___ Information supplied
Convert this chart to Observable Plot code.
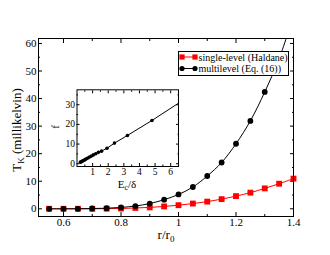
<!DOCTYPE html>
<html><head><meta charset="utf-8">
<script src="https://cdn.jsdelivr.net/npm/d3@7"></script>
<script src="https://cdn.jsdelivr.net/npm/@observablehq/plot@0.6"></script>
<style>
html,body{margin:0;padding:0;background:white;}
#wrap{position:relative;width:330px;height:255px;}
#inset{position:absolute;left:50px;top:80px;}
</style>
</head><body>
<div id="wrap"><div id="main"></div><div id="inset"></div></div>
<script>
// ---- main chart data ----
const rValues = [0.55,0.6,0.65,0.7,0.75,0.8,0.85,0.9,0.95,1.0,1.05,1.1,1.15,1.2,1.25,1.3,1.35,1.4];
const haldaneTK = [0,0,0,0,0.05,0.1,0.3,0.5,0.85,1.3,1.9,2.6,3.5,4.6,5.85,7.4,9.1,10.95];
const multiR = [0.55,0.6,0.65,0.7,0.75,0.8,0.85,0.9,0.95,1.0,1.05,1.1,1.15,1.2,1.25,1.3];
const multiTK = [0,0,0,0.1,0.2,0.5,1.0,1.9,3.3,5.2,7.9,11.9,16.8,23.6,31.9,42.4];
const multiCurveR = [1.35,1.4];
const multiCurveTK = [54.5,70];
const xMajor = [0.6,0.8,1,1.2,1.4];
const xMinor = [0.7,0.9,1.1,1.3];
const yMajor = [0,10,20,30,40,50,60];
const yMinor = [5,15,25,35,45,55];
const legendLabels = ["single-level (Haldane)","multilevel (Eq. (16))"];

// ---- inset data ----
const ecDelta = [0.22,0.27,0.32,0.38,0.45,0.52,0.6,0.7,0.8,0.92,1.05,1.2,1.37,1.57,1.92,2.4,3.23,4.8];
const fValues = [0.8,1.0,1.2,1.5,1.8,2.1,2.5,2.9,3.4,3.9,4.5,5.1,5.8,6.4,7.9,10.5,14.4,22.0];
const fLineEndX = [6.5];
const fLineEndY = [30.8];
const ixMajor = [1,2,3,4,5,6];
const ixMinor = [0.5,1.5,2.5,3.5,4.5,5.5];
const iyMajor = [0,10,20,30];
const iyMinor = [5,15,25,35];

const haldaneRows = rValues.map((r,i)=>({r, t: haldaneTK[i]}));
const multiRows = multiR.map((r,i)=>({r, t: multiTK[i]}));
const multiCurveRows = multiRows.concat(multiCurveR.map((r,i)=>({r, t: multiCurveTK[i]})));
const insetRows = ecDelta.map((e,i)=>({e, f: fValues[i]}));
const insetLineRows = insetRows.concat(fLineEndX.map((e,i)=>({e, f: fLineEndY[i]})));

const FONT = "Liberation Serif, Times New Roman, serif";
const fmt = d => String(d);
const none = () => "";

function axes(xMaj, xMin, yMaj, yMin, big, small, pad, fs) {
  return [
    Plot.axisX({ticks: xMaj, tickSize: -big, tickPadding: pad + big, tickFormat: fmt, label: null, fontSize: fs}),
    Plot.axisX({ticks: xMin, tickSize: -small, tickFormat: none, label: null}),
    Plot.axisX({anchor: "top", ticks: xMaj, tickSize: -big, tickFormat: none, label: null}),
    Plot.axisX({anchor: "top", ticks: xMin, tickSize: -small, tickFormat: none, label: null}),
    Plot.axisY({ticks: yMaj, tickSize: -big, tickPadding: pad + big, tickFormat: fmt, label: null, fontSize: fs}),
    Plot.axisY({ticks: yMin, tickSize: -small, tickFormat: none, label: null}),
    Plot.axisY({anchor: "right", ticks: yMaj, tickSize: -big, tickFormat: none, label: null}),
    Plot.axisY({anchor: "right", ticks: yMin, tickSize: -small, tickFormat: none, label: null})
  ];
}

const main = Plot.plot({
  width: 330, height: 255,
  marginLeft: 38, marginRight: 37, marginTop: 38, marginBottom: 39,
  style: {fontFamily: FONT, fontSize: "11px", background: "white", color: "black"},
  x: {domain: [0.513, 1.4], label: null},
  y: {domain: [-2.8, 61.8], label: null},
  marks: [
    ...axes(xMajor, xMinor, yMajor, yMinor, 4, 2, 2, 11),
    Plot.line(haldaneRows, {x: "r", y: "t", stroke: "#ff0000", strokeWidth: 1, curve: "catmull-rom"}),
    Plot.dot(haldaneRows, {x: "r", y: "t", symbol: "square", fill: "#ff0000", stroke: "none", r: 3.3}),
    Plot.line(multiCurveRows, {x: "r", y: "t", stroke: "black", strokeWidth: 1, curve: "catmull-rom", clip: true}),
    Plot.dot(multiRows, {x: "r", y: "t", fill: "black", stroke: "none", r: 2.9}),
    Plot.frame({stroke: "black"})
  ]
});
document.getElementById("main").appendChild(main);

// axis titles with subscripts and legend
const svg = d3.select(main);
const yl = svg.append("text").attr("transform","translate(21,130) rotate(-90)")
  .attr("text-anchor","middle").attr("font-family",FONT).attr("font-size",13).attr("fill","black");
yl.append("tspan").text("T");
yl.append("tspan").attr("font-size",9).attr("dy",3).text("K");
yl.append("tspan").attr("dy",-3).text(" (millikelvin)");
const xl = svg.append("text").attr("x",166).attr("y",239)
  .attr("text-anchor","middle").attr("font-family",FONT).attr("font-size",13).attr("fill","black");
xl.append("tspan").text("r/r");
xl.append("tspan").attr("font-size",9).attr("dy",3).text("0");

const lg = svg.append("g").attr("font-family",FONT).attr("font-size",10).attr("text-anchor","start");
lg.append("rect").attr("x",178.5).attr("y",51.5).attr("width",110).attr("height",24)
  .attr("fill","white").attr("stroke","black").attr("stroke-width",1);
const lgY = [57, 68.5];
const lgCol = ["#ff0000","black"];
legendLabels.forEach((lab,i)=>{
  lg.append("line").attr("x1",182).attr("x2",195).attr("y1",lgY[i]).attr("y2",lgY[i]).attr("stroke",lgCol[i]);
  [182,195].forEach(cx=>{
    if (i===0) lg.append("rect").attr("x",cx-2.6).attr("y",lgY[i]-2.6).attr("width",5.2).attr("height",5.2).attr("fill",lgCol[i]);
    else lg.append("circle").attr("cx",cx).attr("cy",lgY[i]).attr("r",2.6).attr("fill",lgCol[i]);
  });
  lg.append("text").attr("x",198.5).attr("y",lgY[i]+3.5).attr("text-anchor","start").attr("fill","black").text(lab);
});

// ---- inset ----
const inset = Plot.plot({
  width: 135, height: 112,
  marginLeft: 26.5, marginRight: 7, marginTop: 9.3, marginBottom: 26,
  style: {fontFamily: FONT, fontSize: "9px", background: "transparent", color: "black", overflow: "visible"},
  x: {domain: [0, 6.5], label: null},
  y: {domain: [-1.4, 37.6], label: null},
  marks: [
    Plot.frame({fill: "white", stroke: "none"}),
    ...axes(ixMajor, ixMinor, iyMajor, iyMinor, 3, 1.5, 2, 9.5),
    Plot.line(insetLineRows, {x: "e", y: "f", stroke: "black", strokeWidth: 1}),
    Plot.dot(insetRows, {x: "e", y: "f", fill: "black", stroke: "none", r: 1.8}),
    Plot.frame({stroke: "black"})
  ]
});
document.getElementById("inset").appendChild(inset);
const isvg = d3.select(inset);
isvg.append("text").attr("transform","translate(9,47) rotate(-90)").attr("text-anchor","middle")
  .attr("font-family",FONT).attr("font-size",11).attr("fill","black").text("f");
const il = isvg.append("text").attr("x",77).attr("y",107.5).attr("text-anchor","middle")
  .attr("font-family",FONT).attr("font-size",11).attr("fill","black");
il.append("tspan").text("E");
il.append("tspan").attr("font-size",8).attr("dy",2.5).text("c");
il.append("tspan").attr("dy",-2.5).text("/δ");
</script>
</body></html>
______
§ **Goal**
Repeat the data above exactly, but not the pictures.

§ **Output for this exercise**
Convert this chart to Observable Plot code.
<!DOCTYPE html>
<html><head><meta charset="utf-8">
<script src="https://cdn.jsdelivr.net/npm/d3@7"></script>
<script src="https://cdn.jsdelivr.net/npm/@observablehq/plot@0.6"></script>
<style>
html,body{margin:0;padding:0;background:white;}
#wrap{position:relative;width:330px;height:255px;}
#inset{position:absolute;left:50px;top:80px;}
</style>
</head><body>
<div id="wrap"><div id="main"></div><div id="inset"></div></div>
<script>
// ---- main chart data ----
const rValues = [0.55,0.6,0.65,0.7,0.75,0.8,0.85,0.9,0.95,1.0,1.05,1.1,1.15,1.2,1.25,1.3,1.35,1.4];
const haldaneTK = [0,0,0,0,0.05,0.1,0.3,0.5,0.85,1.3,1.9,2.6,3.5,4.6,5.85,7.4,9.1,10.95];
const multiR = [0.55,0.6,0.65,0.7,0.75,0.8,0.85,0.9,0.95,1.0,1.05,1.1,1.15,1.2,1.25,1.3];
const multiTK = [0,0,0,0.1,0.2,0.5,1.0,1.9,3.3,5.2,7.9,11.9,16.8,23.6,31.9,42.4];
const multiCurveR = [1.35,1.4];
const multiCurveTK = [54.5,70];
const xMajor = [0.6,0.8,1,1.2,1.4];
const xMinor = [0.7,0.9,1.1,1.3];
const yMajor = [0,10,20,30,40,50,60];
const yMinor = [5,15,25,35,45,55];
const legendLabels = ["single-level (Haldane)","multilevel (Eq. (16))"];

// ---- inset data ----
const ecDelta = [0.22,0.27,0.32,0.38,0.45,0.52,0.6,0.7,0.8,0.92,1.05,1.2,1.37,1.57,1.92,2.4,3.23,4.8];
const fValues = [0.8,1.0,1.2,1.5,1.8,2.1,2.5,2.9,3.4,3.9,4.5,5.1,5.8,6.4,7.9,10.5,14.4,22.0];
const fLineEndX = [6.5];
const fLineEndY = [30.8];
const ixMajor = [1,2,3,4,5,6];
const ixMinor = [0.5,1.5,2.5,3.5,4.5,5.5];
const iyMajor = [0,10,20,30];
const iyMinor = [5,15,25,35];

const haldaneRows = rValues.map((r,i)=>({r, t: haldaneTK[i]}));
const multiRows = multiR.map((r,i)=>({r, t: multiTK[i]}));
const multiCurveRows = multiRows.concat(multiCurveR.map((r,i)=>({r, t: multiCurveTK[i]})));
const insetRows = ecDelta.map((e,i)=>({e, f: fValues[i]}));
const insetLineRows = insetRows.concat(fLineEndX.map((e,i)=>({e, f: fLineEndY[i]})));

const FONT = "Liberation Serif, Times New Roman, serif";
const fmt = d => String(d);
const none = () => "";

function axes(xMaj, xMin, yMaj, yMin, big, small, pad, fs) {
  return [
    Plot.axisX({ticks: xMaj, tickSize: -big, tickPadding: pad + big, tickFormat: fmt, label: null, fontSize: fs}),
    Plot.axisX({ticks: xMin, tickSize: -small, tickFormat: none, label: null}),
    Plot.axisX({anchor: "top", ticks: xMaj, tickSize: -big, tickFormat: none, label: null}),
    Plot.axisX({anchor: "top", ticks: xMin, tickSize: -small, tickFormat: none, label: null}),
    Plot.axisY({ticks: yMaj, tickSize: -big, tickPadding: pad + big, tickFormat: fmt, label: null, fontSize: fs}),
    Plot.axisY({ticks: yMin, tickSize: -small, tickFormat: none, label: null}),
    Plot.axisY({anchor: "right", ticks: yMaj, tickSize: -big, tickFormat: none, label: null}),
    Plot.axisY({anchor: "right", ticks: yMin, tickSize: -small, tickFormat: none, label: null})
  ];
}

const main = Plot.plot({
  width: 330, height: 255,
  marginLeft: 38, marginRight: 37, marginTop: 38, marginBottom: 39,
  style: {fontFamily: FONT, fontSize: "11px", background: "white", color: "black"},
  x: {domain: [0.513, 1.4], label: null},
  y: {domain: [-2.8, 61.8], label: null},
  marks: [
    ...axes(xMajor, xMinor, yMajor, yMinor, 4, 2, 2, 11),
    Plot.line(haldaneRows, {x: "r", y: "t", stroke: "#ff0000", strokeWidth: 1, curve: "catmull-rom"}),
    Plot.dot(haldaneRows, {x: "r", y: "t", symbol: "square", fill: "#ff0000", stroke: "none", r: 3.3}),
    Plot.line(multiCurveRows, {x: "r", y: "t", stroke: "black", strokeWidth: 1, curve: "catmull-rom", clip: true}),
    Plot.dot(multiRows, {x: "r", y: "t", fill: "black", stroke: "none", r: 2.9}),
    Plot.frame({stroke: "black"})
  ]
});
document.getElementById("main").appendChild(main);

// axis titles with subscripts and legend
const svg = d3.select(main);
const yl = svg.append("text").attr("transform","translate(21,130) rotate(-90)")
  .attr("text-anchor","middle").attr("font-family",FONT).attr("font-size",13).attr("fill","black");
yl.append("tspan").text("T");
yl.append("tspan").attr("font-size",9).attr("dy",3).text("K");
yl.append("tspan").attr("dy",-3).text(" (millikelvin)");
const xl = svg.append("text").attr("x",166).attr("y",239)
  .attr("text-anchor","middle").attr("font-family",FONT).attr("font-size",13).attr("fill","black");
xl.append("tspan").text("r/r");
xl.append("tspan").attr("font-size",9).attr("dy",3).text("0");

const lg = svg.append("g").attr("font-family",FONT).attr("font-size",10).attr("text-anchor","start");
lg.append("rect").attr("x",178.5).attr("y",51.5).attr("width",110).attr("height",24)
  .attr("fill","white").attr("stroke","black").attr("stroke-width",1);
const lgY = [57, 68.5];
const lgCol = ["#ff0000","black"];
legendLabels.forEach((lab,i)=>{
  lg.append("line").attr("x1",182).attr("x2",195).attr("y1",lgY[i]).attr("y2",lgY[i]).attr("stroke",lgCol[i]);
  [182,195].forEach(cx=>{
    if (i===0) lg.append("rect").attr("x",cx-2.6).attr("y",lgY[i]-2.6).attr("width",5.2).attr("height",5.2).attr("fill",lgCol[i]);
    else lg.append("circle").attr("cx",cx).attr("cy",lgY[i]).attr("r",2.6).attr("fill",lgCol[i]);
  });
  lg.append("text").attr("x",198.5).attr("y",lgY[i]+3.5).attr("text-anchor","start").attr("fill","black").text(lab);
});

// ---- inset ----
const inset = Plot.plot({
  width: 135, height: 112,
  marginLeft: 26.5, marginRight: 7, marginTop: 9.3, marginBottom: 26,
  style: {fontFamily: FONT, fontSize: "9px", background: "transparent", color: "black", overflow: "visible"},
  x: {domain: [0, 6.5], label: null},
  y: {domain: [-1.4, 37.6], label: null},
  marks: [
    Plot.frame({fill: "white", stroke: "none"}),
    ...axes(ixMajor, ixMinor, iyMajor, iyMinor, 3, 1.5, 2, 9.5),
    Plot.line(insetLineRows, {x: "e", y: "f", stroke: "black", strokeWidth: 1}),
    Plot.dot(insetRows, {x: "e", y: "f", fill: "black", stroke: "none", r: 1.8}),
    Plot.frame({stroke: "black"})
  ]
});
document.getElementById("inset").appendChild(inset);
const isvg = d3.select(inset);
isvg.append("text").attr("transform","translate(9,47) rotate(-90)").attr("text-anchor","middle")
  .attr("font-family",FONT).attr("font-size",11).attr("fill","black").text("f");
const il = isvg.append("text").attr("x",77).attr("y",107.5).attr("text-anchor","middle")
  .attr("font-family",FONT).attr("font-size",11).attr("fill","black");
il.append("tspan").text("E");
il.append("tspan").attr("font-size",8).attr("dy",2.5).text("c");
il.append("tspan").attr("dy",-2.5).text("/δ");
</script>
</body></html>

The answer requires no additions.